*Requirement:* Extract only the first line of the listing and every line after it up to and including the one with "-0.10, -0.05, -0.06];". Omit the pictures.
————
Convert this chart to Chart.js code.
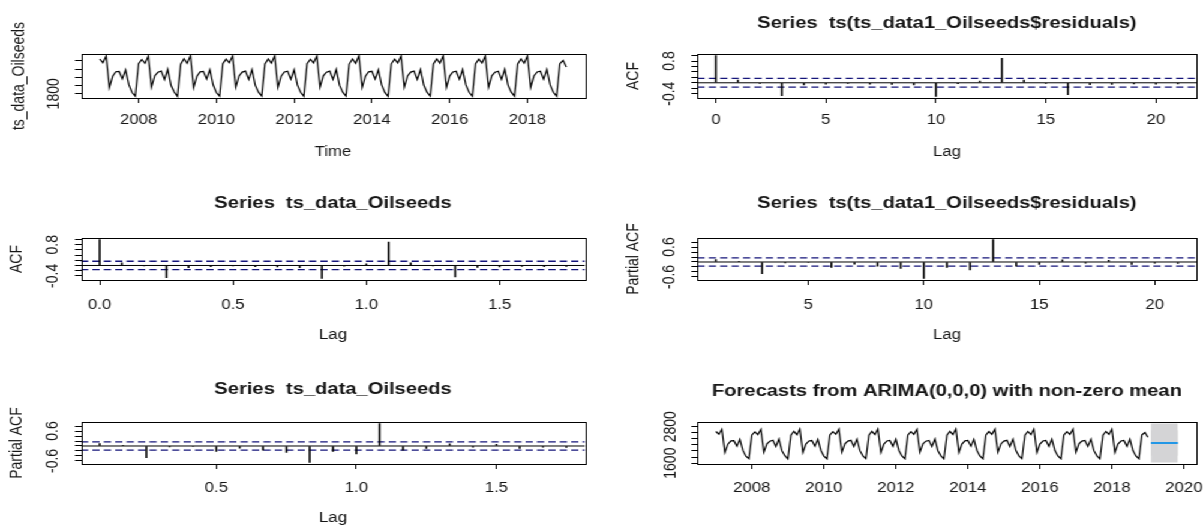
<!DOCTYPE html>
<html>
<head>
<meta charset="utf-8">
<script src="https://cdn.jsdelivr.net/npm/chart.js@4.4.0/dist/chart.umd.min.js"></script>
<style>
  body { margin: 0; background: #fff; width: 1204px; height: 529px; overflow: hidden; }
  #page { position: absolute; left: 0; top: 0; height: 529px; transform-origin: 0 0; }
</style>
</head>
<body>
<div id="page"></div>
<script>
// ---- data ----
const startYear = 2007;   // monthly series, Jan 2007 .. Jan 2019
const oilseeds = [
  2642, 2551, 2716, 1948, 2224, 2335, 2341, 2160, 2380, 2020, 1830, 1745,
  2530, 2630, 2540, 2712, 1962, 2238, 2320, 2352, 2145, 2395, 2008, 1845, 1738,
  2518, 2648, 2536, 2724, 1950, 2226, 2331, 2344, 2158, 2384, 2018, 1832, 1742,
  2527, 2639, 2549, 2718, 1958, 2233, 2325, 2350, 2149, 2390, 2011, 1840, 1747,
  2521, 2645, 2541, 2721, 1953, 2228, 2330, 2346, 2155, 2386, 2016, 1836, 1740,
  2529, 2637, 2547, 2715, 1960, 2235, 2323, 2349, 2150, 2392, 2010, 1841, 1744,
  2520, 2646, 2539, 2722, 1951, 2227, 2333, 2345, 2157, 2385, 2017, 1835, 1739,
  2526, 2640, 2548, 2717, 1957, 2232, 2326, 2351, 2148, 2389, 2012, 1839, 1746,
  2522, 2644, 2542, 2720, 1954, 2229, 2329, 2347, 2154, 2387, 2015, 1837, 1741,
  2528, 2638, 2546, 2716, 1959, 2234, 2324, 2348, 2151, 2391, 2011, 1840, 1743,
  2523, 2643, 2543, 2719, 1955, 2230, 2328, 2346, 2153, 2388, 2014, 1838, 1742,
  2530, 2610, 2450
];

const acfLags = [0, 1, 2, 3, 4, 5, 6, 7, 8, 9, 10, 11, 12, 13, 14, 15, 16, 17, 18, 19, 20, 21];
const acfValues = [1.00, 0.10, -0.02, -0.47, -0.08, -0.05, -0.02, -0.05, -0.06, -0.08, -0.50,
                   -0.03, 0.06, 0.90, 0.10, -0.02, -0.44, -0.07, -0.06, -0.04, -0.05, -0.04];
const pacfLags = [1, 2, 3, 4, 5, 6, 7, 8, 9, 10, 11, 12, 13, 14, 15, 16, 17, 18, 19, 20, 21];
const pacfValues = [0.10, 0.03, -0.47, -0.04, -0.02, -0.22, -0.09, -0.17, -0.26, -0.66, -0.22,
                    -0.32, 0.90, -0.17, -0.10, 0.09, -0.05, 0.07, -0.10, -0.05, -0.06];

// ARIMA(0,0,0) forecast, 10 months ahead
const fcMean = [2263, 2263, 2263, 2263, 2263, 2263, 2263, 2263, 2263, 2263];
const fcLo80 = [1843, 1843, 1843, 1843, 1843, 1843, 1843, 1843, 1843, 1843];
const fcHi80 = [2683, 2683, 2683, 2683, 2683, 2683, 2683, 2683, 2683, 2683];
const fcLo95 = [1623, 1623, 1623, 1623, 1623, 1623, 1623, 1623, 1623, 1623];
const fcHi95 = [2903, 2903, 2903, 2903, 2903, 2903, 2903, 2903, 2903, 2903];

// ticks
const yearTicks = [2008, 2010, 2012, 2014, 2016, 2018];
const fcYearTicks = [2008, 2010, 2012, 2014, 2016, 2018, 2020];
const lagTicks = [0, 5, 10, 15, 20];
const pacfLagTicks = [5, 10, 15, 20];
const lagYearTicks = [0, 0.5, 1, 1.5];
const pacfYearTicks = [0.5, 1, 1.5];
const tsYTicks = [1800, 2000, 2200, 2400, 2600];
const tsYShown = [1800];
const fcYTicks = [1600, 1800, 2000, 2200, 2400, 2600, 2800];
const fcYShown = [1600, 2800];
const acfYTicks = [-0.4, -0.2, 0, 0.2, 0.4, 0.6, 0.8, 1.0];
const acfYShown = [-0.4, 0.8];
const pacfYTicks = [-0.6, -0.4, -0.2, 0, 0.2, 0.4, 0.6, 0.8];
const pacfYShown = [-0.6, 0.6];

// ---- look ----
const S = 1.2;                       // the reference is stretched sideways
const FONT = "'Liberation Sans', Arial, sans-serif";
const TICK_SIZE = 14, LAB_SIZE = 14, MAIN_SIZE = 16.8;
const INK = '#161616';
const CI_COLOR = '#15157a';
const SHADE = '#d4d4d6';
const TL = 5;

document.getElementById('page').style.width = (1204 / S) + 'px';
document.getElementById('page').style.transform = 'scaleX(' + S + ')';

// R pads axis ranges by 4% each side
function rRange(vals) {
  const lo = Math.min(...vals), hi = Math.max(...vals), d = (hi - lo) * 0.04;
  return [lo - d, hi + d];
}

const measure = document.createElement('canvas').getContext('2d');
function textW(t, size) {
  measure.font = size + 'px ' + FONT;
  return measure.measureText(t).width;
}

const frame = {
  id: 'frame',
  afterDraw(chart) {
    const { ctx, chartArea: a } = chart;
    ctx.save();
    ctx.strokeStyle = '#000';
    ctx.lineWidth = 1;
    ctx.strokeRect(Math.round(a.left) + 0.5, Math.round(a.top) + 0.5,
                   Math.round(a.right - a.left), Math.round(a.bottom - a.top));
    ctx.restore();
  }
};

function font(size, bold) {
  return { family: FONT, size: size, weight: bold ? 'bold' : 'normal', lineHeight: 1.2 };
}

function makePanel(p) {
  const cv = document.createElement('canvas');
  const cx = p.cell.x / S;
  const cw = Math.round(p.cell.w / S);
  cv.width = cw;
  cv.height = p.cell.h;
  cv.style.cssText = 'position:absolute;left:' + cx + 'px;top:' + p.cell.y + 'px;width:' + cw + 'px;height:' + p.cell.h + 'px';
  document.getElementById('page').appendChild(cv);

  const boxL = p.box.l / S - cx, boxR = p.box.r / S - cx;
  const boxT = p.box.t - p.cell.y, boxB = p.box.b - p.cell.y;
  const tickLH = TICK_SIZE * 1.2, labLH = LAB_SIZE * 1.2, mainLH = MAIN_SIZE * 1.2;

  const shown = p.yTicks.filter(v => p.yShown.includes(v)).map(p.yFmt);
  const widest = Math.max(...shown.map(t => textW(t, TICK_SIZE)));
  const yTickPad = boxL - TL - widest / 2 - (p.yLabelX / S - cx);
  const xTickPad = p.xLabelY - p.box.b - TL - tickLH / 2;
  const titleTop = p.title ? p.titleY - p.cell.y - mainLH / 2 : 0;

  new Chart(cv, {
    type: 'line',
    data: { datasets: p.datasets },
    options: {
      responsive: false,
      animation: false,
      events: [],
      layout: { padding: { left: 0, top: p.title ? 0 : boxT, right: cw - boxR, bottom: 0 } },
      plugins: {
        legend: { display: false },
        tooltip: { enabled: false },
        title: p.title ? {
          display: true, text: p.title, fullSize: false, color: INK,
          font: font(MAIN_SIZE, true),
          padding: { top: titleTop, bottom: boxT - titleTop - mainLH }
        } : { display: false }
      },
      scales: {
        x: {
          type: 'linear', min: p.xr[0], max: p.xr[1], offset: false, bounds: 'data',
          afterBuildTicks: s => { s.ticks = p.xTicks.map(v => ({ value: v })); },
          afterFit: s => { s.height = p.cell.h - boxB; s.paddingLeft = 0; s.paddingRight = 0; },
          grid: { drawOnChartArea: false, drawTicks: true, tickLength: TL, color: '#000', offset: false },
          border: { display: false },
          ticks: { autoSkip: false, maxRotation: 0, minRotation: 0, padding: xTickPad,
                   color: INK, font: font(TICK_SIZE), callback: v => p.xFmt(v) },
          title: p.xTitle ? {
            display: true, text: p.xTitle, color: INK, font: font(LAB_SIZE),
            padding: { top: 0, bottom: p.cell.y + p.cell.h - p.xTitleY - labLH / 2 }
          } : { display: false }
        },
        y: {
          type: 'linear', min: p.yr[0], max: p.yr[1], bounds: 'data',
          afterBuildTicks: s => { s.ticks = p.yTicks.map(v => ({ value: v })); },
          afterFit: s => { s.width = boxL; s.paddingTop = 0; s.paddingBottom = 0; },
          grid: { drawOnChartArea: false, drawTicks: true, tickLength: TL, color: '#000' },
          border: { display: false },
          ticks: { autoSkip: false, minRotation: 90, maxRotation: 90, crossAlign: 'center',
                   padding: yTickPad, color: INK, font: font(TICK_SIZE),
                   callback: v => p.yShown.includes(v) ? p.yFmt(v) : '' },
          title: p.yTitle ? {
            display: true, text: p.yTitle, color: INK, font: font(LAB_SIZE),
            padding: { top: p.yTitleX / S - cx - labLH / 2, bottom: 0 }
          } : { display: false }
        }
      }
    },
    plugins: [frame]
  });
}

// ---- dataset builders ----
function seriesLine() {
  return {
    data: oilseeds.map((v, i) => ({ x: startYear + i / 12, y: v })),
    borderColor: '#000', borderWidth: 1.2, pointRadius: 0, tension: 0
  };
}
function spikes(lags, vals) {
  return {
    type: 'bar',
    data: lags.map((l, i) => ({ x: l, y: vals[i] })),
    backgroundColor: '#000', borderWidth: 0, barThickness: 0.95, grouped: false
  };
}
function hline(xr, y, color, dash, w) {
  return {
    data: [{ x: xr[0], y: y }, { x: xr[1], y: y }],
    borderColor: color, borderWidth: w || 1, borderDash: dash || [], pointRadius: 0
  };
}

const ci = 1.96 / Math.sqrt(oilseeds.length);
const fmt1 = v => v.toFixed(1);
const fmtInt = v => String(v);

function acfSets(xs, vals, xr) {
  return [
    spikes(xs, vals),
    hline(xr, 0, '#000'),
    hline(xr, ci, CI_COLOR, [6, 3.5], 1.3),
    hline(xr, -ci, CI_COLOR, [6, 3.5], 1.3)
  ];
}

// ---- panels ----
const tsTimes = oilseeds.map((v, i) => startYear + i / 12);
const fcTimes = fcMean.map((v, i) => startYear + (oilseeds.length + i) / 12);

const tsXr = rRange(tsTimes);
makePanel({
  cell: { x: 0, y: 0, w: 602, h: 176 }, box: { l: 81, t: 54, r: 585, b: 98 },
  xr: tsXr, yr: rRange(oilseeds),
  xTicks: yearTicks, xFmt: fmtInt, yTicks: tsYTicks, yShown: tsYShown, yFmt: fmtInt,
  xTitle: 'Time', yTitle: 'ts_data_Oilseeds',
  xLabelY: 120, xTitleY: 152, yTitleX: 19, yLabelX: 54,
  datasets: [seriesLine()]
});

const acfXr = rRange(acfLags);
makePanel({
  cell: { x: 602, y: 0, w: 602, h: 176 }, box: { l: 697, t: 54, r: 1196, b: 98 },
  title: 'Series  ts(ts_data1_Oilseeds$residuals)', titleY: 23,
  xr: acfXr, yr: rRange(acfValues.concat([ci, -ci])),
  xTicks: lagTicks, xFmt: fmtInt, yTicks: acfYTicks, yShown: acfYShown, yFmt: fmt1,
  xTitle: 'Lag', yTitle: 'ACF',
  xLabelY: 120, xTitleY: 152, yTitleX: 633, yLabelX: 669,
  datasets: acfSets(acfLags, acfValues, acfXr)
});

const acfYears = acfLags.map(l => l / 12);
const acfYearXr = rRange(acfYears);
makePanel({
  cell: { x: 0, y: 176, w: 602, h: 177 }, box: { l: 81, t: 238, r: 585, b: 280 },
  title: 'Series  ts_data_Oilseeds', titleY: 203,
  xr: acfYearXr, yr: rRange(acfValues.concat([ci, -ci])),
  xTicks: lagYearTicks, xFmt: fmt1, yTicks: acfYTicks, yShown: acfYShown, yFmt: fmt1,
  xTitle: 'Lag', yTitle: 'ACF',
  xLabelY: 305, xTitleY: 335, yTitleX: 17, yLabelX: 53,
  datasets: acfSets(acfYears, acfValues, acfYearXr)
});

const pacfXr = rRange(pacfLags);
makePanel({
  cell: { x: 602, y: 176, w: 602, h: 177 }, box: { l: 697, t: 238, r: 1196, b: 280 },
  title: 'Series  ts(ts_data1_Oilseeds$residuals)', titleY: 203,
  xr: pacfXr, yr: rRange(pacfValues.concat([ci, -ci])),
  xTicks: pacfLagTicks, xFmt: fmtInt, yTicks: pacfYTicks, yShown: pacfYShown, yFmt: fmt1,
  xTitle: 'Lag', yTitle: 'Partial ACF',
  xLabelY: 305, xTitleY: 335, yTitleX: 633, yLabelX: 669,
  datasets: acfSets(pacfLags, pacfValues, pacfXr)
});

const pacfYears = pacfLags.map(l => l / 12);
const pacfYearXr = rRange(pacfYears);
makePanel({
  cell: { x: 0, y: 353, w: 602, h: 176 }, box: { l: 81, t: 422, r: 585, b: 464 },
  title: 'Series  ts_data_Oilseeds', titleY: 389,
  xr: pacfYearXr, yr: rRange(pacfValues.concat([ci, -ci])),
  xTicks: pacfYearTicks, xFmt: fmt1, yTicks: pacfYTicks, yShown: pacfYShown, yFmt: fmt1,
  xTitle: 'Lag', yTitle: 'Partial ACF',
  xLabelY: 488, xTitleY: 518, yTitleX: 17, yLabelX: 53,
  datasets: acfSets(pacfYears, pacfValues, pacfYearXr)
});

const band = (vals, fill) => ({
  data: fcTimes.map((t, i) => ({ x: t, y: vals[i] })),
  borderColor: 'transparent', borderWidth: 1, pointRadius: 0,
  fill: fill, backgroundColor: fill ? SHADE : 'transparent'
});
makePanel({
  cell: { x: 602, y: 353, w: 602, h: 176 }, box: { l: 697, t: 422, r: 1196, b: 464 },
  title: 'Forecasts from ARIMA(0,0,0) with non-zero mean', titleY: 391,
  xr: rRange(tsTimes.concat(fcTimes)), yr: rRange(oilseeds.concat(fcLo95, fcHi95)),
  xTicks: fcYearTicks, xFmt: fmtInt, yTicks: fcYTicks, yShown: fcYShown, yFmt: fmtInt,
  xLabelY: 488, yLabelX: 671,
  datasets: [
    seriesLine(),
    { data: fcTimes.map((t, i) => ({ x: t, y: fcMean[i] })), borderColor: '#2297E6', borderWidth: 2.2, pointRadius: 0 },
    band(fcLo80, false),
    band(fcHi80, '-1'),
    band(fcLo95, false),
    band(fcHi95, '-1')
  ]
});
</script>
</body>
</html>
————
*Result:*
Convert this chart to Chart.js code.
<!DOCTYPE html>
<html>
<head>
<meta charset="utf-8">
<script src="https://cdn.jsdelivr.net/npm/chart.js@4.4.0/dist/chart.umd.min.js"></script>
<style>
  body { margin: 0; background: #fff; width: 1204px; height: 529px; overflow: hidden; }
  #page { position: absolute; left: 0; top: 0; height: 529px; transform-origin: 0 0; }
</style>
</head>
<body>
<div id="page"></div>
<script>
// ---- data ----
const startYear = 2007;   // monthly series, Jan 2007 .. Jan 2019
const oilseeds = [
  2642, 2551, 2716, 1948, 2224, 2335, 2341, 2160, 2380, 2020, 1830, 1745,
  2530, 2630, 2540, 2712, 1962, 2238, 2320, 2352, 2145, 2395, 2008, 1845, 1738,
  2518, 2648, 2536, 2724, 1950, 2226, 2331, 2344, 2158, 2384, 2018, 1832, 1742,
  2527, 2639, 2549, 2718, 1958, 2233, 2325, 2350, 2149, 2390, 2011, 1840, 1747,
  2521, 2645, 2541, 2721, 1953, 2228, 2330, 2346, 2155, 2386, 2016, 1836, 1740,
  2529, 2637, 2547, 2715, 1960, 2235, 2323, 2349, 2150, 2392, 2010, 1841, 1744,
  2520, 2646, 2539, 2722, 1951, 2227, 2333, 2345, 2157, 2385, 2017, 1835, 1739,
  2526, 2640, 2548, 2717, 1957, 2232, 2326, 2351, 2148, 2389, 2012, 1839, 1746,
  2522, 2644, 2542, 2720, 1954, 2229, 2329, 2347, 2154, 2387, 2015, 1837, 1741,
  2528, 2638, 2546, 2716, 1959, 2234, 2324, 2348, 2151, 2391, 2011, 1840, 1743,
  2523, 2643, 2543, 2719, 1955, 2230, 2328, 2346, 2153, 2388, 2014, 1838, 1742,
  2530, 2610, 2450
];

const acfLags = [0, 1, 2, 3, 4, 5, 6, 7, 8, 9, 10, 11, 12, 13, 14, 15, 16, 17, 18, 19, 20, 21];
const acfValues = [1.00, 0.10, -0.02, -0.47, -0.08, -0.05, -0.02, -0.05, -0.06, -0.08, -0.50,
                   -0.03, 0.06, 0.90, 0.10, -0.02, -0.44, -0.07, -0.06, -0.04, -0.05, -0.04];
const pacfLags = [1, 2, 3, 4, 5, 6, 7, 8, 9, 10, 11, 12, 13, 14, 15, 16, 17, 18, 19, 20, 21];
const pacfValues = [0.10, 0.03, -0.47, -0.04, -0.02, -0.22, -0.09, -0.17, -0.26, -0.66, -0.22,
                    -0.32, 0.90, -0.17, -0.10, 0.09, -0.05, 0.07, -0.10, -0.05, -0.06];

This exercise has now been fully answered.